* **What this task involves**
Produce an exact transcription of the listing below, omitting the pictures.

* **Source excerpt**

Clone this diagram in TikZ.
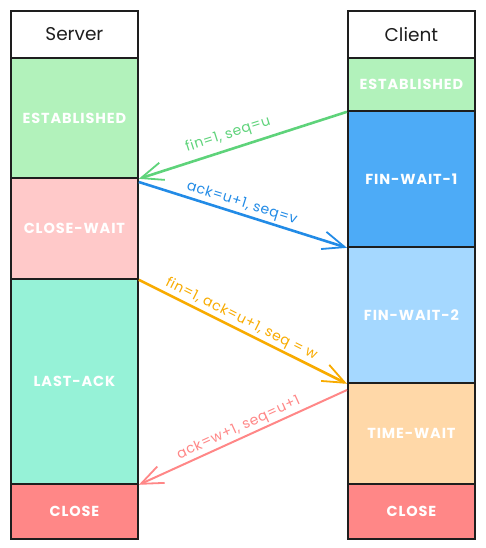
\documentclass[tikz,border=0pt]{standalone}
\usepackage{fontspec}
\setmainfont{Poppins}
\usetikzlibrary{arrows.meta}
\definecolor{estc}{HTML}{B2F2BB}
\definecolor{cwc}{HTML}{FFC9C9}
\definecolor{lac}{HTML}{96F2D7}
\definecolor{clc}{HTML}{FF8787}
\definecolor{fw1c}{HTML}{4DABF7}
\definecolor{fw2c}{HTML}{A5D8FF}
\definecolor{twc}{HTML}{FFD8A8}
\definecolor{ink}{HTML}{1E1E1E}
\definecolor{agreen}{HTML}{5ED37A}
\definecolor{ablue}{HTML}{228BE6}
\definecolor{aorange}{HTML}{F8AB00}
\definecolor{ared}{HTML}{FF8787}
\tikzset{
  statebox/.style={draw=ink, line width=1.8pt, anchor=north west, minimum width=127pt, inner sep=0pt,
    text=white, font=\fontsize{14.5}{16}\selectfont\bfseries\addfontfeature{LetterSpace=6}},
  headbox/.style={statebox, fill=white, text=ink, font=\fontsize{18.5}{20}\selectfont},
  msg/.style={line width=2.6pt, -{Straight Barb[length=22pt, width=18pt, line width=1.8pt]}},
  lbl/.style={font=\fontsize{14}{16}\selectfont\addfontfeature{LetterSpace=4}, sloped, above, inner sep=2pt}
}
\begin{document}
\begin{tikzpicture}[x=1pt, y=-1pt]
\useasboundingbox (0,0) rectangle (485,548);
% Server column
\node[headbox, minimum height=47pt] (shead) at (10,10) {Server};
\node[statebox, fill=estc, minimum height=120pt] (sest) at (10,57) {ESTABLISHED};
\node[statebox, fill=cwc, minimum height=101pt] (scw) at (10,177) {CLOSE-WAIT};
\node[statebox, fill=lac, minimum height=205pt] (sla) at (10,278) {LAST-ACK};
\node[statebox, fill=clc, minimum height=55pt] (scl) at (10,483) {CLOSE};
% Client column
\node[headbox, minimum height=47pt] (chead) at (347,10) {Client};
\node[statebox, fill=estc, minimum height=53pt] (cest) at (347,57) {ESTABLISHED};
\node[statebox, fill=fw1c, minimum height=136pt] (cfw1) at (347,110) {FIN-WAIT-1};
\node[statebox, fill=fw2c, minimum height=136pt] (cfw2) at (347,246) {FIN-WAIT-2};
\node[statebox, fill=twc, minimum height=101pt] (ctw) at (347,382) {TIME-WAIT};
\node[statebox, fill=clc, minimum height=55pt] (ccl) at (347,483) {CLOSE};
% Messages
\draw[msg, agreen] (cest.south west) -- (sest.south east)
  node[lbl, pos=0.55, text=agreen, yshift=4pt] {fin=1, seq=u};
\draw[msg, ablue] ([yshift=-5pt]scw.north east) -- (cfw1.south west)
  node[lbl, pos=0.48, text=ablue] {ack=u+1, seq=v};
\draw[msg, aorange] (scw.south east) -- (cfw2.south west)
  node[lbl, pos=0.47, text=aorange] {fin=1, ack=u+1, seq = w};
\draw[msg, ared, line width=2pt] ([yshift=-8pt]ctw.north west) -- (sla.south east)
  node[lbl, pos=0.5, text=ared] {ack=w+1, seq=u+1};
\end{tikzpicture}
\end{document}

* **Expected answer**
Clone this diagram in TikZ.
\documentclass[tikz,border=0pt]{standalone}
\usepackage{fontspec}
\setmainfont{Poppins}
\usetikzlibrary{arrows.meta}
\definecolor{estc}{HTML}{B2F2BB}
\definecolor{cwc}{HTML}{FFC9C9}
\definecolor{lac}{HTML}{96F2D7}
\definecolor{clc}{HTML}{FF8787}
\definecolor{fw1c}{HTML}{4DABF7}
\definecolor{fw2c}{HTML}{A5D8FF}
\definecolor{twc}{HTML}{FFD8A8}
\definecolor{ink}{HTML}{1E1E1E}
\definecolor{agreen}{HTML}{5ED37A}
\definecolor{ablue}{HTML}{228BE6}
\definecolor{aorange}{HTML}{F8AB00}
\definecolor{ared}{HTML}{FF8787}
\tikzset{
  statebox/.style={draw=ink, line width=1.8pt, anchor=north west, minimum width=127pt, inner sep=0pt,
    text=white, font=\fontsize{14.5}{16}\selectfont\bfseries\addfontfeature{LetterSpace=6}},
  headbox/.style={statebox, fill=white, text=ink, font=\fontsize{18.5}{20}\selectfont},
  msg/.style={line width=2.6pt, -{Straight Barb[length=22pt, width=18pt, line width=1.8pt]}},
  lbl/.style={font=\fontsize{14}{16}\selectfont\addfontfeature{LetterSpace=4}, sloped, above, inner sep=2pt}
}
\begin{document}
\begin{tikzpicture}[x=1pt, y=-1pt]
\useasboundingbox (0,0) rectangle (485,548);
% Server column
\node[headbox, minimum height=47pt] (shead) at (10,10) {Server};
\node[statebox, fill=estc, minimum height=120pt] (sest) at (10,57) {ESTABLISHED};
\node[statebox, fill=cwc, minimum height=101pt] (scw) at (10,177) {CLOSE-WAIT};
\node[statebox, fill=lac, minimum height=205pt] (sla) at (10,278) {LAST-ACK};
\node[statebox, fill=clc, minimum height=55pt] (scl) at (10,483) {CLOSE};
% Client column
\node[headbox, minimum height=47pt] (chead) at (347,10) {Client};
\node[statebox, fill=estc, minimum height=53pt] (cest) at (347,57) {ESTABLISHED};
\node[statebox, fill=fw1c, minimum height=136pt] (cfw1) at (347,110) {FIN-WAIT-1};
\node[statebox, fill=fw2c, minimum height=136pt] (cfw2) at (347,246) {FIN-WAIT-2};
\node[statebox, fill=twc, minimum height=101pt] (ctw) at (347,382) {TIME-WAIT};
\node[statebox, fill=clc, minimum height=55pt] (ccl) at (347,483) {CLOSE};
% Messages
\draw[msg, agreen] (cest.south west) -- (sest.south east)
  node[lbl, pos=0.55, text=agreen, yshift=4pt] {fin=1, seq=u};
\draw[msg, ablue] ([yshift=-5pt]scw.north east) -- (cfw1.south west)
  node[lbl, pos=0.48, text=ablue] {ack=u+1, seq=v};
\draw[msg, aorange] (scw.south east) -- (cfw2.south west)
  node[lbl, pos=0.47, text=aorange] {fin=1, ack=u+1, seq = w};
\draw[msg, ared, line width=2pt] ([yshift=-8pt]ctw.north west) -- (sla.south east)
  node[lbl, pos=0.5, text=ared] {ack=w+1, seq=u+1};
\end{tikzpicture}
\end{document}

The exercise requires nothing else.